Unfortunately, many of us fail to recognize the signs of addiction until it is too late. As addictive behaviors begin to take over our loved ones, we may attempt to “lay down the law”, or make idle threats. Sadly that may help you feel better in the moment but offers little in the way of a long-term solution to a situation growing out of control.
Each time you allow your boundary to be crossed you are creating a powerful dynamic in your relationship that only serves to perpetuate the addict’s destructive behaviors. This leads to a cycle of threats and promises and allows the addiction to get the upper hand, as it becomes the frame for your relationship. Addicts quickly learn that boundaries don’t really exist, and, as a result your self-esteem and self worth erode right along with them.
Boundaries are an important part of life, whether you are an addict or not, they are a personal set of guidelines as to what you are willing to tolerate or accept in your life from others. Until you find the courage needed to stand by your words, you will allow others to continue to take advantage of you and loose yourself in the process.
The following are four important steps you can follow when setting healthy boundaries:
1. Respect yourself and your own boundaries
If you find people are not respecting your boundaries, it is because you are allowing it.

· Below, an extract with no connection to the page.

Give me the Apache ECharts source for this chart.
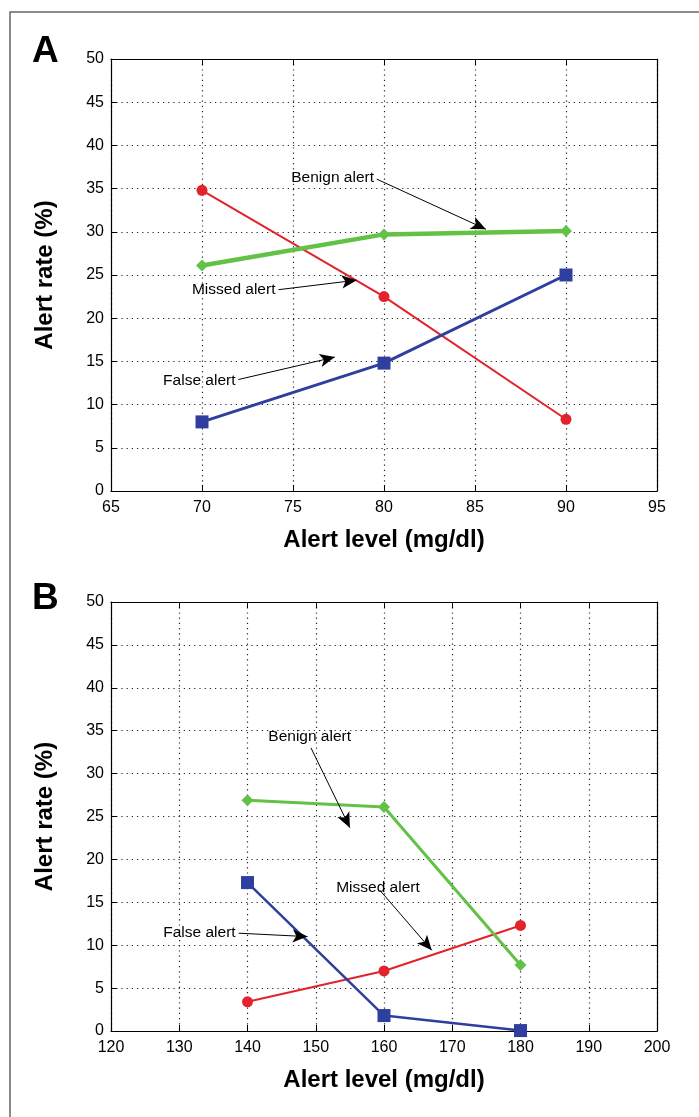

Despite the fact you may have stated your boundaries and the consequences for crossing them if you fail to follow through you are teaching those in your life to disrespect your boundaries, because you clearly don’t respect yourself.
2. Say what you mean and mean what you say
How many times have you followed through on your threats? Do you make these threats in the hope of scaring those in your life straight? Addicts are generally very adept at adopting behaviors that get results and more often then not they know exactly how to behave and act to placate you in the moment, knowing you will never follow through. The bottom line here is say what you mean and mean what you say, follow through with your actions each and every time. You are sending a valuable lesson here actions have consequences. Do not loose yourself for the sake of someone else that is to high a price to pay, you are worth more despite how you feel right now.
3. Work on building up your own self-esteem
This is hard for everyone but it is important to realize self esteem starts and ends with you. Much like the recovering addict you must replace negative behaviors with positive ones, ones that nurture your body, mind and spirit. When you are confronted by future challenges you won’t be so willing to give up all you have fought for as you and you alone have achieved this feeling of self worth.
4. Seek out help. Fortunately you are not alone there are all manner of resources from which seek help (like this online community for one). Talk to a recovery care specialist as they are the most qualified to help you establish your boundaries with those who are struggling with addictions in your life.
In the end addictions truly affect everyone; it is possibly one of the most devastating of conditions as it tends to
echo for many generations. All of us in the wake of addiction must find it within ourselves to make ourselves strong for those who cannot or will not if we are to have any hope of putting a stop to the ongoing cycle of addiction. Hold the line.